Work instructions
Starting at the first line of the data, print each line verbatim up to and including the line bearing "from matplotlib.lines import Line2D", omitting pictures.

^^^^

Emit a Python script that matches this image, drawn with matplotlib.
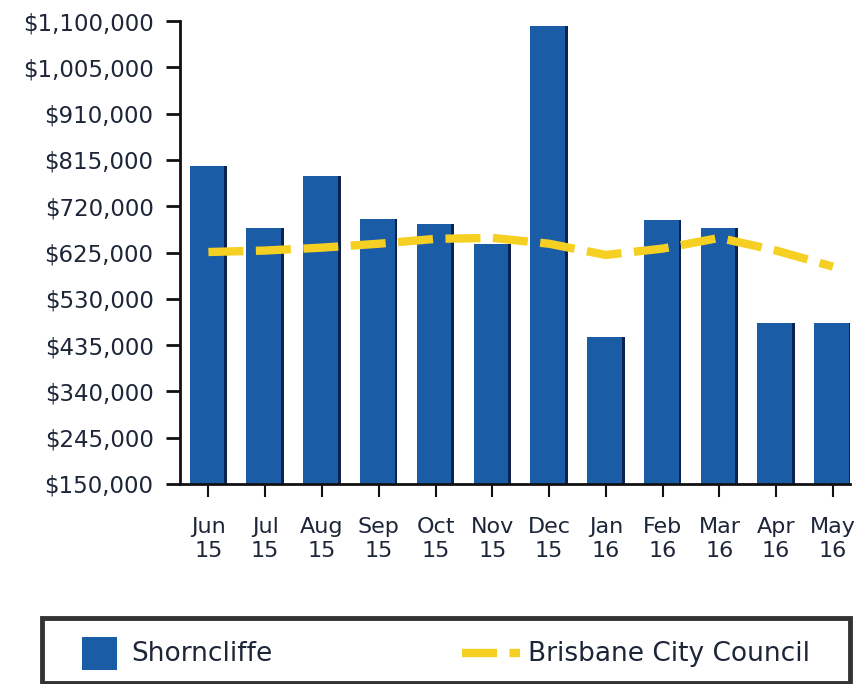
import numpy as np
import matplotlib
matplotlib.use('Agg')
from matplotlib import pyplot as plt
from matplotlib.ticker import FuncFormatter
from matplotlib.patches import Rectangle
from matplotlib.lines import Line2D

# monthly median values
months = ['Jun\n15', 'Jul\n15', 'Aug\n15', 'Sep\n15', 'Oct\n15', 'Nov\n15',
          'Dec\n15', 'Jan\n16', 'Feb\n16', 'Mar\n16', 'Apr\n16', 'May\n16']
shorncliffe = [802000, 676000, 782000, 694000, 684000, 643000,
               1089000, 451000, 692000, 676000, 481000, 481000]
brisbane = [626000, 629000, 635000, 643000, 653000, 655000,
            643000, 620000, 633000, 655000, 629000, 596000]
yticks = [150000, 245000, 340000, 435000, 530000, 625000,
          720000, 815000, 910000, 1005000, 1100000]
series_names = ['Shorncliffe', 'Brisbane City Council']

bar_col = '#1a5ca6'
edge_col = '#0c2350'
line_col = '#f5cf22'
txt_col = '#1c2638'
dash = (4.2, 1.5)

W, H = 858, 684
fig = plt.figure(figsize=(W / 100, H / 100), dpi=100)
ax = fig.add_axes([180 / W, 1 - 484 / H, 670 / W, 463 / H])

x = np.arange(len(months))
w = 0.66
heights = np.array(shorncliffe) - yticks[0]
ax.bar(x, heights, width=w, bottom=yticks[0], color=bar_col, zorder=2)
# dark shadow on the right side of each bar
ax.bar(x + w / 2 - 0.025, heights, width=0.05, bottom=yticks[0],
       color=edge_col, zorder=2)

ln, = ax.plot(x, brisbane, color=line_col, lw=6, zorder=3)
ln.set_dashes(dash)

ax.set_xlim(-0.5, 11.3)
ax.set_ylim(yticks[0], yticks[-1])
ax.set_yticks(yticks)
ax.yaxis.set_major_formatter(FuncFormatter(lambda v, p: '${:,.0f}'.format(v)))
ax.set_xticks(x)
ax.set_xticklabels(months, linespacing=1.2)

for s in ['top', 'right']:
    ax.spines[s].set_visible(False)
for s in ['left', 'bottom']:
    ax.spines[s].set_linewidth(2)
    ax.spines[s].set_color('#111111')

ax.tick_params(axis='y', length=10, width=2, colors='#111111', labelsize=16.5,
               labelcolor=txt_col, pad=9)
ax.tick_params(axis='x', length=9, width=1.5, colors='#111111', labelsize=16,
               labelcolor=txt_col, pad=15)

# legend box drawn by hand to match the wide bordered layout
def fx(px):
    return px / W

def fy(py):
    return 1 - py / H

fig.patches.append(Rectangle((fx(42), fy(683)), fx(850) - fx(42), fy(618) - fy(683),
                             transform=fig.transFigure, facecolor='white',
                             edgecolor='#333333', lw=3.5))
fig.patches.append(Rectangle((fx(82), fy(670)), fx(117) - fx(82), fy(637) - fy(670),
                             transform=fig.transFigure, facecolor=bar_col,
                             edgecolor='none'))
fig.text(fx(131), fy(654), series_names[0], fontsize=19, color=txt_col,
         va='center', ha='left')
leg_line = Line2D([fx(462), fx(520)], [fy(653), fy(653)], transform=fig.transFigure,
                  color=line_col, lw=6)
leg_line.set_dashes(dash)
fig.lines.append(leg_line)
fig.text(fx(528), fy(654), series_names[1], fontsize=19, color=txt_col,
         va='center', ha='left')

fig.savefig('out.png', dpi=100)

^^^^

Solution to the exercise
Emit a Python script that matches this image, drawn with matplotlib.
import numpy as np
import matplotlib
matplotlib.use('Agg')
from matplotlib import pyplot as plt
from matplotlib.ticker import FuncFormatter
from matplotlib.patches import Rectangle
from matplotlib.lines import Line2D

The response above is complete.